The downside was that the earnings were on paper only. No money actually changed hands, nor were real profits accrued. But the performance of the portfolio—and of the nine companies in it—was no work of fiction.
This exercise in team-based investment management was part of the coursework in Finance 230—“Essentials of Financial Management”—taught by professor Shirley Zaragoza.
Building analytical skills
“Finance 230 is designed to survey the principles and practices followed in the financial organization and operation of a corporation,” Zaragoza says. “In that sense the focus is more on corporate than on personal finance, although there is some overlap.”
The practical goal of the course, she adds, “is to equip the students with the basic analytical tools they’ll need to pursue careers as financial advisors, investment managers or securities analysts.”
To provide her students with a hands-on experience in financial analysis and an opportunity to test out the principles they’d learned in class, she assigned them to work together to construct a portfolio and monitor it over the course of the fall semester.
Each student researched companies, read their financial statements to gauge their fiscal health and risk levels, and then presented their recommendation to the group.
“Everyone had to make a convincing case for adding their company to the portfolio,” says Justin Lee Serioux, a second-year financial management major who tracked the portfolio and provided regular updates.
“Before I took Prof. Zaragoza’s class, I didn’t know how to evaluate a company or use its financial statements as a basis for an investment decision. I feel a lot more confident now.”
Every stock a winner
According to classmate Asad Khan, the portfolio comprised a broadly diversified mix of industries. “Tiffany was the top performer, followed by SanDisk and Research in Motion, which makes the Blackberry Smart Phone,” he says.
“The important thing is that every stock in our portfolio rose in value.
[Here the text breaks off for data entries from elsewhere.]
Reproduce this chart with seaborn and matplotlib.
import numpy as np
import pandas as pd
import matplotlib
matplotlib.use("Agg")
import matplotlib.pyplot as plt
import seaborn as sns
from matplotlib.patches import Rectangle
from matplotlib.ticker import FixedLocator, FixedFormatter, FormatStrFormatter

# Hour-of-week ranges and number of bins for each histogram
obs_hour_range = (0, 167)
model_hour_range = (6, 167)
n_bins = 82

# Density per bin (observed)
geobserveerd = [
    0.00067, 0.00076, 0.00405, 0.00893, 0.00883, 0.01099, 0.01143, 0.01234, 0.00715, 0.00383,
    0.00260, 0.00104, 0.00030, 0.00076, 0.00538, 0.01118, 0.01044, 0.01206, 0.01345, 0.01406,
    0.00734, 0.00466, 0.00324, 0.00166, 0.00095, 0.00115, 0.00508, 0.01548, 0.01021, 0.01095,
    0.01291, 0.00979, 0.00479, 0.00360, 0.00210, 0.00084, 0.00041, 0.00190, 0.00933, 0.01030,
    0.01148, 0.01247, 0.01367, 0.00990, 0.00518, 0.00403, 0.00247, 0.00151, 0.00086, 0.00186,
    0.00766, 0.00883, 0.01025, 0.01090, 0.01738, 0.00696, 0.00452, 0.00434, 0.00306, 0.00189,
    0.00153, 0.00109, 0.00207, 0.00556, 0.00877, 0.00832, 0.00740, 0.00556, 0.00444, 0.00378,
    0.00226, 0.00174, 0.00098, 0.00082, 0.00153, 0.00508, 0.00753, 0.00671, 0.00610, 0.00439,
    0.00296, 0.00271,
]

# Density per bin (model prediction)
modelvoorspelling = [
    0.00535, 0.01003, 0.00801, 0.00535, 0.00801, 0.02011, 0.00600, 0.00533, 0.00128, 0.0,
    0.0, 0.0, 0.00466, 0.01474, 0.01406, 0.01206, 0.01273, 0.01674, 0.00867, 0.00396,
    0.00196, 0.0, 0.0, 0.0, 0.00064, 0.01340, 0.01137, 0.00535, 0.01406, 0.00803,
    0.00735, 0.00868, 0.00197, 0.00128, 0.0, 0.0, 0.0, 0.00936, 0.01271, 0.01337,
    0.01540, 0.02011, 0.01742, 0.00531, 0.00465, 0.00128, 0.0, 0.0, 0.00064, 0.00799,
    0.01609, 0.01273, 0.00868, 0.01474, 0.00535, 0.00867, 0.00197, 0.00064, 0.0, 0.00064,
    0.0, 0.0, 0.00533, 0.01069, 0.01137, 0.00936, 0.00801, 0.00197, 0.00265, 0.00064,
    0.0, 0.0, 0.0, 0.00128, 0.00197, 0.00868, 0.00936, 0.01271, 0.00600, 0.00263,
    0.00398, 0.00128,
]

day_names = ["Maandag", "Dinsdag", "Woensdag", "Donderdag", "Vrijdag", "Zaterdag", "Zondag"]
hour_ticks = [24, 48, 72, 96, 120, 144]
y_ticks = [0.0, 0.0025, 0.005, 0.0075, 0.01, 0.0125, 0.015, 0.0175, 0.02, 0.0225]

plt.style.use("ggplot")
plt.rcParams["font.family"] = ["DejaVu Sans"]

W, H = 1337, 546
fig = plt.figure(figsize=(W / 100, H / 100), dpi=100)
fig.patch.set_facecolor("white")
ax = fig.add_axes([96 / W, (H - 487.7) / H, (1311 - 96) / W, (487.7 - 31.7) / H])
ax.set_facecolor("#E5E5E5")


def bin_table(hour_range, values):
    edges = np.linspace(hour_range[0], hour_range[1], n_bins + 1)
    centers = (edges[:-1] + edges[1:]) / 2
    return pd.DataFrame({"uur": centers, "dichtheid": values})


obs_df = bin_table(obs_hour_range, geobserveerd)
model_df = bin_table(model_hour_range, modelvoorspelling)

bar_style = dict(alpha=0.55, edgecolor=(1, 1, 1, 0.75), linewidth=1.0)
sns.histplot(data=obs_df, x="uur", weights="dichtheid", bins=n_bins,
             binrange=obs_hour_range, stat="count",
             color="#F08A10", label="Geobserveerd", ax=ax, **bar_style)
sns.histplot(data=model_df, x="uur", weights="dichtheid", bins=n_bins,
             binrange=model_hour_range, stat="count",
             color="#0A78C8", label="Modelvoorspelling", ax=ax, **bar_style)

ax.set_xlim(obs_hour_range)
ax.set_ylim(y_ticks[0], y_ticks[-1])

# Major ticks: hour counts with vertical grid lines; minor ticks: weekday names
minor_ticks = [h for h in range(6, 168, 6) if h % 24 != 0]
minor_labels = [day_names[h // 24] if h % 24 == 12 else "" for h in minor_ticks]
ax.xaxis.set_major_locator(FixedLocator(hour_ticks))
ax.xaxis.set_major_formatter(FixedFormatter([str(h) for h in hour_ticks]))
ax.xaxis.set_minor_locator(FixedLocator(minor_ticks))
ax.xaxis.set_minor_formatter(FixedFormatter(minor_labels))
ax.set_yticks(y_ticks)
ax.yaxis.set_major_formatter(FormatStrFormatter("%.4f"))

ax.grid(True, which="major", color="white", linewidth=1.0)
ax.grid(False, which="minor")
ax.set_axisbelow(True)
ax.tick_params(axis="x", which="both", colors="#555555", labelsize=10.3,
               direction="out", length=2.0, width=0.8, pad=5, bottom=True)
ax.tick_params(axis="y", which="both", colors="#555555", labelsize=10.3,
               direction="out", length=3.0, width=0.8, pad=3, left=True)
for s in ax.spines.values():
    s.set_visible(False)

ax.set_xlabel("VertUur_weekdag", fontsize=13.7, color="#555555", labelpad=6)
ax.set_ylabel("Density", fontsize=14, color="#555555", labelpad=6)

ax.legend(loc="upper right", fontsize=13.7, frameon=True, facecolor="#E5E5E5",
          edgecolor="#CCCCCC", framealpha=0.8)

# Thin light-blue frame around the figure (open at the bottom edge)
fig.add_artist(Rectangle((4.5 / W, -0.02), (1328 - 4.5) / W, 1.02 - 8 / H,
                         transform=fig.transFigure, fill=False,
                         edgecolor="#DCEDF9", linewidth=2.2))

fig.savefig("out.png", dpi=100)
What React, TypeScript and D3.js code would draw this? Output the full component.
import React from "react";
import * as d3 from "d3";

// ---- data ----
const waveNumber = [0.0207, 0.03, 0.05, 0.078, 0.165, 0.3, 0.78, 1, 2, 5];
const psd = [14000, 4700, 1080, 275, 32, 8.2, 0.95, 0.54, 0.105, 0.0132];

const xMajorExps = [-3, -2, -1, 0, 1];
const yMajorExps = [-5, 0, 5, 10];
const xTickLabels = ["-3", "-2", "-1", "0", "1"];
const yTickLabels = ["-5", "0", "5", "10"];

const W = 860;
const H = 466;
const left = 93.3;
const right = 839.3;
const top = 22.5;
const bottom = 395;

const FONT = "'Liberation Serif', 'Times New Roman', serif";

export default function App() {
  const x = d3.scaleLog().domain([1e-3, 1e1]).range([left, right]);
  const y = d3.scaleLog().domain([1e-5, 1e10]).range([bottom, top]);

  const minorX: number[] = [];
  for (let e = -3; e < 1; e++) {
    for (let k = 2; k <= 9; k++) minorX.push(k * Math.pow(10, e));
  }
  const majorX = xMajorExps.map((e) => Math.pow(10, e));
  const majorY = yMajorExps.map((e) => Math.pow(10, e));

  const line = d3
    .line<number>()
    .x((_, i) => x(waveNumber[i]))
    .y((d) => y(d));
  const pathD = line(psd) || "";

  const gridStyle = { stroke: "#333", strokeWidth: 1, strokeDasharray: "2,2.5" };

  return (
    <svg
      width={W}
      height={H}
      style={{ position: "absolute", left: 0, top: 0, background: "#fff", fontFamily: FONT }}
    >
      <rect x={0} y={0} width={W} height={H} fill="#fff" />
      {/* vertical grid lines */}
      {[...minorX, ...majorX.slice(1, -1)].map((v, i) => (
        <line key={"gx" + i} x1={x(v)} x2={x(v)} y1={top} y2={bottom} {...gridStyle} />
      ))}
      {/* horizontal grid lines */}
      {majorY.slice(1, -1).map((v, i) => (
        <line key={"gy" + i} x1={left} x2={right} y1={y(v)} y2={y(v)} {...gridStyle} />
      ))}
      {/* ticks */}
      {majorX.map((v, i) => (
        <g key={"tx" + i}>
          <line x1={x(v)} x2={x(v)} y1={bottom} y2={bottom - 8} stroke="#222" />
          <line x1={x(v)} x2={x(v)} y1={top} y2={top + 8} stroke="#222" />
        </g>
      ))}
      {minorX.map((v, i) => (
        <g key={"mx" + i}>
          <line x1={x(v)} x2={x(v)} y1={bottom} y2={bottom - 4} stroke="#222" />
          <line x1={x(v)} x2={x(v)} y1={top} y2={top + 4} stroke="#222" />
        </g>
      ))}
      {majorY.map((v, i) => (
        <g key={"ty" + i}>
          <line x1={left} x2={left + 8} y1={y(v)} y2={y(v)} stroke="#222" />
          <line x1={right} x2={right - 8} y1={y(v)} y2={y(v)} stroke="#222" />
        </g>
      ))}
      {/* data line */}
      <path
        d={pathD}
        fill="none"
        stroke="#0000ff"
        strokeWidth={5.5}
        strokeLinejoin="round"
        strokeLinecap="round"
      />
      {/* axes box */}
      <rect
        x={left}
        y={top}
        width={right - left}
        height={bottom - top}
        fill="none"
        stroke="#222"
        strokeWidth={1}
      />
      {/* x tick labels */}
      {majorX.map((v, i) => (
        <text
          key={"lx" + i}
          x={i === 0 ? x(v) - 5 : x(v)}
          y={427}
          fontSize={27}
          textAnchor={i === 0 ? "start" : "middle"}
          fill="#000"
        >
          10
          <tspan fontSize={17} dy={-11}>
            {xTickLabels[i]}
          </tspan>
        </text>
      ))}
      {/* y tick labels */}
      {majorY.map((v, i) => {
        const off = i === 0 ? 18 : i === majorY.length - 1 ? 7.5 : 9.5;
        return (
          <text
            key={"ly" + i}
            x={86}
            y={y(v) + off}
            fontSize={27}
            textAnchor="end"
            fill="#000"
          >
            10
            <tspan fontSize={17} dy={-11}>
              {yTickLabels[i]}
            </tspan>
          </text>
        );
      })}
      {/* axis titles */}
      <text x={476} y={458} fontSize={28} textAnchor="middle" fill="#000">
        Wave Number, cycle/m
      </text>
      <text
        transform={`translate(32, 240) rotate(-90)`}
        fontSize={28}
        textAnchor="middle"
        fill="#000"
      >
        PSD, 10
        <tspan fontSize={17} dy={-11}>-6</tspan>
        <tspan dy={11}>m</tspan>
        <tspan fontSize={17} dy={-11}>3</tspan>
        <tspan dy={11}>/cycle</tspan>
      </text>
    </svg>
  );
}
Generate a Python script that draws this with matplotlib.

In other words, investing in any one of these companies would have given us a higher return than a savings account or bank-issued CD.” The 19.3 percent return, he adds, “compares very favorably with the hot shots of Wall Street!”
While the gains were only on paper, no one is complaining. “We all agreed that the results validated our ideas about analyzing companies and choosing stocks,” says Serioux. “This wasn’t just an academic exercise, but an opportunity to put investment and financial management concepts to work. It was a challenging experience—and, in the end, an extremely satisfying one.”